While the All-Star Game no longer holds any sway on home field advantage in the World Series, the game itself will likely invoke some sort of emotion in people. Unfortunately for me, I feel a sense of apathy.
If I could be perfectly honest with you for a second, the All-Star Game does little for me. Don’t get me wrong as I enjoy baseball and the atmosphere surrounding the festivities is cool. Monday’s Home Run Derby definitely had an enjoyable atmosphere. The Future’s Game is always a treat to watch, albeit the event was on a Sunday with regular season action still active.
Alas, the actual Mid-Summer Classic does little for me as there is little incentive to the game itself. The best I’d hope for is a wacky play that defies expectations. Of course, these wacky plays would somehow avoid player injury in my mind. In my opinion, the best part of this year’s All-Star Game will be seeing that the Astros are well-represented for a change. But if you, the reader, enjoy the game, more power to you.
The Astros themselves have a so-so history in the All-Star Game. Sure, the city has hosted three Mid-Summer Classics, so that’s cool. But in terms of player performance in the actual game, there isn’t much distinguish. Maybe this year’s event changes that narrative?
Observation #1: A tidbit about Craig Biggio, Cesar Cedeno, and All-Star home runs
In the Astros’ history dating back to the beginning in 1962, there has been only two home runs hit by Houston players. One was by Cesar Cedeno in the 1976 All-Star Game, and the other by Craig Biggio in the 1995 All-Star Game. Yes, only two home runs in the All-Star Game in the Astros’ history. Not exactly a “fun” fact, but it is definitely something that there are only two. This is a franchise that has seen the likes of Jeff Bagwell, Lance Berkman, Glenn Davis, Jose Altuve, Moises Alou, Morgan Ensberg, Carlos Lee, George Springer, Ken Caminiti, Jeff Kent, Carlos Beltran and Carlos Correa represent the Astros at least once in their career. The lack of home runs by an Astros’ hitter during the Mid-Summer Classic isn’t an earth shattering revelation, but it is definitely a curious point.

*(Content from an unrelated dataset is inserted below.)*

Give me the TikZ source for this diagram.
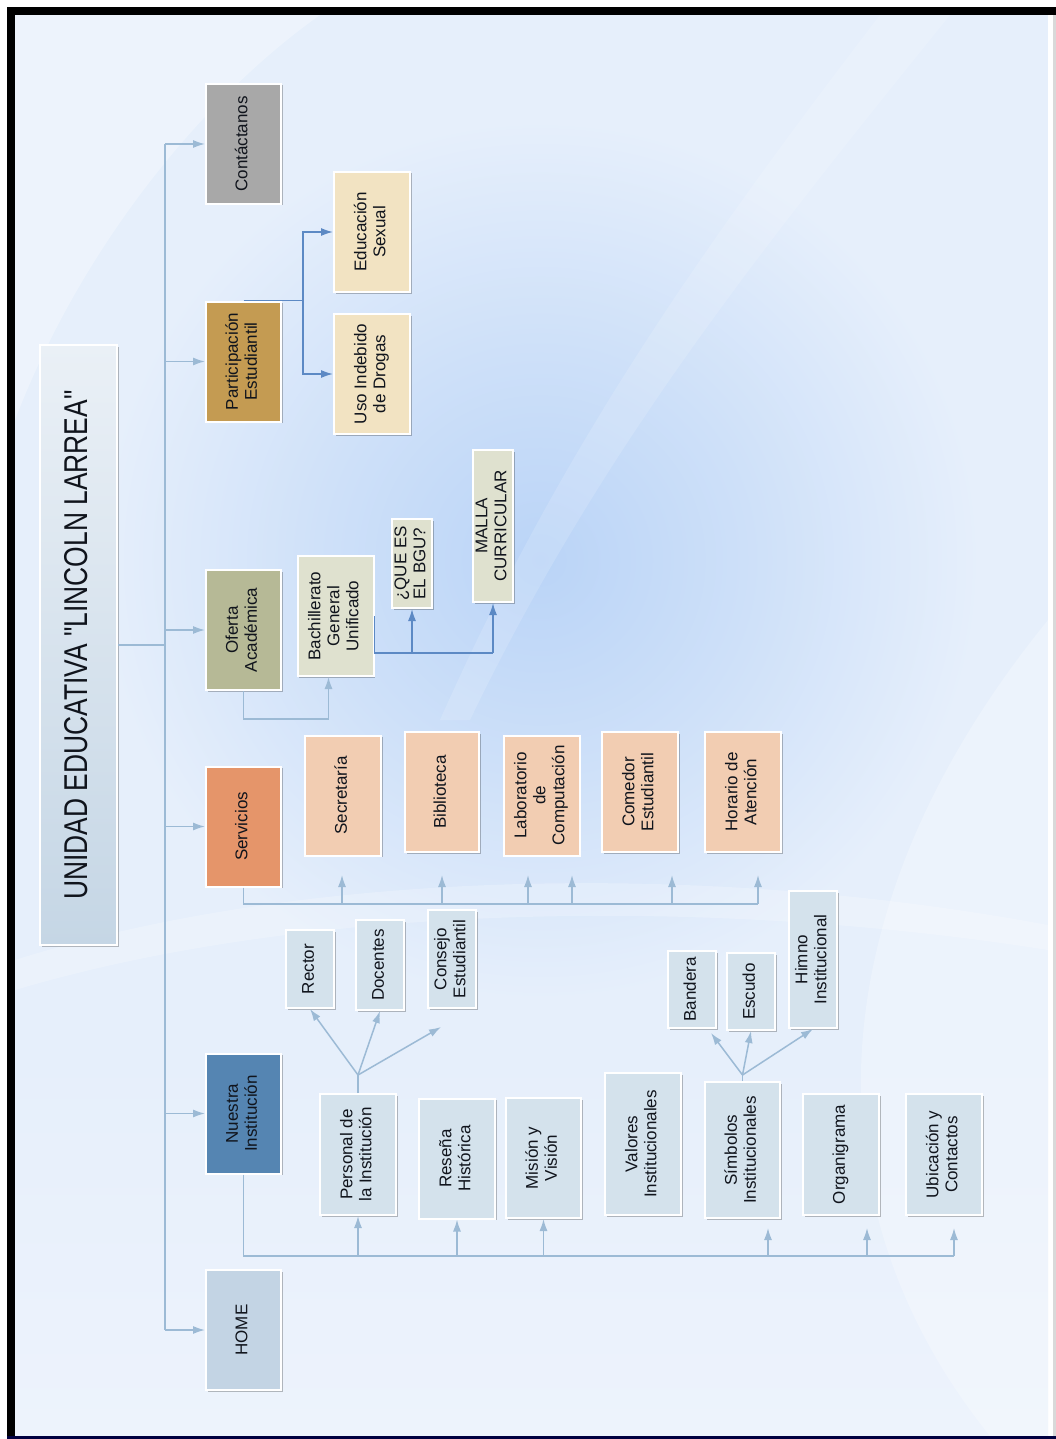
\documentclass[tikz,border=0pt]{standalone}
\usepackage{fontspec}
\setmainfont{Liberation Sans}
\newfontfamily\titlefont[FakeStretch=0.8]{Liberation Sans}
\usetikzlibrary{arrows.meta, positioning, calc, shadows}

\definecolor{bgmid}{HTML}{E6EFFB}
\definecolor{bgbot}{HTML}{EDF3FC}
\definecolor{glow}{HTML}{BAD4F7}
\definecolor{lnk}{HTML}{9CBAD5}
\definecolor{dlnk}{HTML}{5C89C4}
\definecolor{txt}{HTML}{10141C}
\definecolor{cgray}{HTML}{A8A8A8}
\definecolor{cpart}{HTML}{C49B52}
\definecolor{cofer}{HTML}{B6B996}
\definecolor{cserv}{HTML}{E5956A}
\definecolor{cnues}{HTML}{5585B2}
\definecolor{chome}{HTML}{C3D4E4}
\definecolor{kpart}{HTML}{F2E3C2}
\definecolor{kofer}{HTML}{DFE1CF}
\definecolor{kserv}{HTML}{F2CDB2}
\definecolor{knues}{HTML}{D4E2EC}
\definecolor{ttop}{HTML}{EAF0F6}
\definecolor{tbot}{HTML}{C5D6E5}

\pgfdeclareradialshading{glowshade}{\pgfpoint{0bp}{0bp}}{%
  color(0bp)=(glow); color(12bp)=(glow!55!bgmid); color(25bp)=(bgmid); color(50bp)=(bgmid)}

% vertical (rotated) label
\newcommand{\vt}[1]{\rotatebox{90}{\begin{tabular}{@{}c@{}}#1\end{tabular}}}

\tikzset{
  box/.style={rectangle, draw=white, line width=2pt, inner sep=0pt, text=txt,
    font=\fontsize{17}{19}\selectfont,
    drop shadow={shadow xshift=1.5pt, shadow yshift=-1.5pt, opacity=0.25, fill=black}},
  lvl/.style={box, minimum width=75pt, minimum height=120pt},
  sub/.style={box, minimum width=76pt, minimum height=120pt},
  tiny/.style={box, minimum width=48pt},
}

\begin{document}
\begin{tikzpicture}[x=1pt, y=-1pt, >={Latex[length=12pt, width=8pt]},
  link/.style={draw=lnk, line width=1.5pt},
  arr/.style={link, ->},
  dlink/.style={draw=dlnk, line width=1.5pt},
  darr/.style={dlink, ->}]

\useasboundingbox (0,0) rectangle (1056,1439);

% Background
\fill[white] (0,0) rectangle (1056,1439);
\fill[bgmid] (15,15) rectangle (1048,1436);
\shade[shading=glowshade] (540,560) circle[radius=440pt];
\shade[top color=bgmid, bottom color=bgbot] (15,1050) rectangle (1048,1436);
\fill[white, opacity=0.22] (15,960) .. controls (300,870) and (700,860) .. (1048,925)
  -- (1048,950) .. controls (700,895) and (300,905) .. (15,990) -- cycle;
\fill[white, opacity=0.15] (880,15) .. controls (700,250) and (560,450) .. (440,720)
  -- (470,720) .. controls (600,450) and (760,250) .. (950,15) -- cycle;
\fill[white, opacity=0.25] (1048,620) .. controls (820,900) and (800,1200) .. (990,1436)
  -- (1048,1436) -- cycle;
\fill[white, opacity=0.3] (15,420) .. controls (80,250) and (200,100) .. (320,15)
  -- (15,15) -- cycle;

% Frame
\fill[black] (7,7) rectangle (1056,15);
\fill[black] (7,7) rectangle (15,1439);
\fill[black!75!blue] (7,1436) rectangle (1056,1439);
\fill[black!15] (1053,15) rectangle (1056,1436);

% Title
\node[box, top color=ttop, bottom color=tbot, minimum width=77pt, minimum height=600pt]
  (title) at (78.5,645) {\vt{\titlefont\fontsize{33}{36}\selectfont UNIDAD EDUCATIVA "LINCOLN LARREA"}};

% Main menu
\node[lvl, fill=cgray] (cont) at (243.5,144) {\vt{Contáctanos}};
\node[lvl, fill=cpart] (partic) at (243.5,361.5) {\vt{Participación\\Estudiantil}};
\node[lvl, fill=cofer] (oferta) at (243.5,630) {\vt{Oferta\\Académica}};
\node[lvl, fill=cserv] (serv) at (243.5,826.5) {\vt{Servicios}};
\node[lvl, fill=cnues] (nuestra) at (243.5,1113.5) {\vt{Nuestra\\Institución}};
\node[lvl, fill=chome] (home) at (243.5,1330) {\vt{HOME}};

% Participacion Estudiantil
\node[sub, fill=kpart] (sex) at (372,232) {\vt{Educación\\Sexual}};
\node[sub, fill=kpart] (drog) at (372,374) {\vt{Uso Indebido\\de Drogas}};

% Oferta Academica
\node[sub, fill=kofer] (bgu) at (335.5,616) {\vt{Bachillerato\\General\\Unificado}};
\node[box, fill=kofer, minimum width=40pt, minimum height=89pt] (que) at (412,563.5) {\vt{¿QUE ES\\EL BGU?}};
\node[box, fill=kofer, minimum width=40pt, minimum height=152pt] (malla) at (493,526) {\vt{MALLA\\CURRICULAR}};

% Servicios
\node[sub, fill=kserv] (secr) at (343,795.5) {\vt{Secretaría}};
\node[sub, fill=kserv, minimum width=74pt] (bibl) at (442,792) {\vt{Biblioteca}};
\node[sub, fill=kserv] (lab) at (541.5,795.5) {\vt{Laboratorio\\de\\Computación}};
\node[sub, fill=kserv] (com) at (640,792) {\vt{Comedor\\Estudiantil}};
\node[sub, fill=kserv] (hor) at (743,792) {\vt{Horario de\\Atención}};

% Nuestra Institucion
\node[sub, fill=knues, minimum height=121pt] (pers) at (358,1154.5) {\vt{Personal de\\la Institución}};
\node[sub, fill=knues] (res) at (457,1158.5) {\vt{Reseña\\Histórica}};
\node[sub, fill=knues, minimum width=75pt] (mis) at (543.5,1158) {\vt{Misión y\\Visión}};
\node[sub, fill=knues, minimum height=142pt] (val) at (643,1144) {\vt{Valores\\Institucionales}};
\node[sub, fill=knues, minimum width=75pt, minimum height=136pt] (simb) at (742.5,1150) {\vt{Símbolos\\Institucionales}};
\node[sub, fill=knues, minimum height=121pt] (org) at (841,1154.5) {\vt{Organigrama}};
\node[sub, fill=knues, minimum height=121pt] (ubi) at (944,1154.5) {\vt{Ubicación y\\Contactos}};

% Personal de la Institucion
\node[tiny, fill=knues, minimum height=78pt] (rec) at (310,969) {\vt{Rector}};
\node[tiny, fill=knues, minimum height=90pt] (doc) at (380,965) {\vt{Docentes}};
\node[tiny, fill=knues, minimum height=98pt] (cons) at (452,959) {\vt{Consejo\\Estudiantil}};

% Simbolos Institucionales
\node[tiny, fill=knues, minimum height=77pt] (band) at (692,989.5) {\vt{Bandera}};
\node[tiny, fill=knues, minimum height=77pt] (esc) at (751,991.5) {\vt{Escudo}};
\node[tiny, fill=knues, minimum height=137pt] (himno) at (813,959.5) {\vt{Himno\\Institucional}};

% Trunk
\coordinate (trunk) at (165,645);
\draw[link] (title.east) -- (trunk);
\draw[link] (trunk |- cont.west) -- (trunk |- home.west);
\foreach \n in {cont, partic, oferta, serv, nuestra, home}
  \draw[arr] (trunk |- \n.west) -- (\n.west);

% Participacion links
\draw[dlink] (partic.north) -- ++(59.5,0) coordinate (pj);
\draw[darr] (pj) |- (sex.west);
\draw[darr] (pj) |- (drog.west);

% Oferta links
\draw[arr] (oferta.south) -- ++(0,28) -| ([xshift=-7pt]bgu.south);
\draw[dlink] (bgu.east) -- ++(0,37) coordinate (bj) -- (bj -| malla.south);
\draw[darr] (bj -| que.south) -- (que.south);
\draw[darr] (bj -| malla.south) -- (malla.south);

% Servicios links
\draw[link] (serv.south) -- ++(0,16.5) coordinate (sj) -- ++(514.5,0);
\foreach \x in {342,442,528,572,672,758} {
  \coordinate (st) at (\x,875);
  \draw[arr] (st |- sj) -- (st);
}

% Nuestra Institucion links
\draw[link] (nuestra.south) -- ++(0,81.5) coordinate (nj) -- ++(710.5,0);
\foreach \n in {pers, res, mis}
  \draw[arr] (nj -| \n.south) -- (\n.south);
\foreach \x in {768,867,954} {
  \coordinate (nt) at (\x,1228);
  \draw[arr] (nt |- nj) -- (nt);
}

% Fans
\coordinate (pf) at (358,1075);
\coordinate (cf) at (441,1027);
\draw[link] (pers.north) -- (pf);
\draw[arr] (pf) -- (rec.south);
\draw[arr] (pf) -- (doc.south);
\draw[arr] (pf) -- (cf);

\coordinate (sf) at (742.5,1075);
\coordinate (bf) at (711,1033);
\draw[link] (simb.north) -- (sf);
\draw[arr] (sf) -- (bf);
\draw[arr] (sf) -- (esc.south);
\draw[arr] (sf) -- (himno.south);

\end{tikzpicture}
\end{document}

Observation #2: Miguel Tejada somehow made TWO All-Star appearances with the Astros
The Astros acquired Tejada before the 2008 season to be the answer at shortstop. The next day he was named in the the Mitchell Report. Quite an introduction to a new team, right? Previous ownership was hopeful for another run to the postseason despite a roster clearly in decline, and Tejada was viewed as a missing piece. And while the Astros further decline was clear during the next two seasons, Tejada actually performed relatively well with a 4.4 fWAR for Houston. While he wasn’t the power hitting shortstop of his early days, Tejada was an All-Star during both of his seasons for the Astros. In fact, he is one of two Astros to have a multi-hit showing in the All-Star Game back in 2008. The other was Bagwell roughly 14 years prior.
Observation #3: Nolan Ryan and another record
Back during the 1985 Mid-Summer Classic, Ryan went three innings in his appearance. He was the first Astros’ pitcher to record at least three innings in a All-Star Game. To this day, he remains the only one in club history. Nine Astros have reached the two inning mark during the event, with the most recent being Dallas Keuchel in 2015. While there isn’t any pitcher expected to throw more than two innings in the All-Star Game nowadays, the fact that Ryan did adds little bit more to his Astros’ legend.
While I do not expect the Astros to do much in this All-Star Game, the odds are definitely on their side to make some noise. If I were a betting man, I would place a wager that Alex Bregman somehow makes his presence known.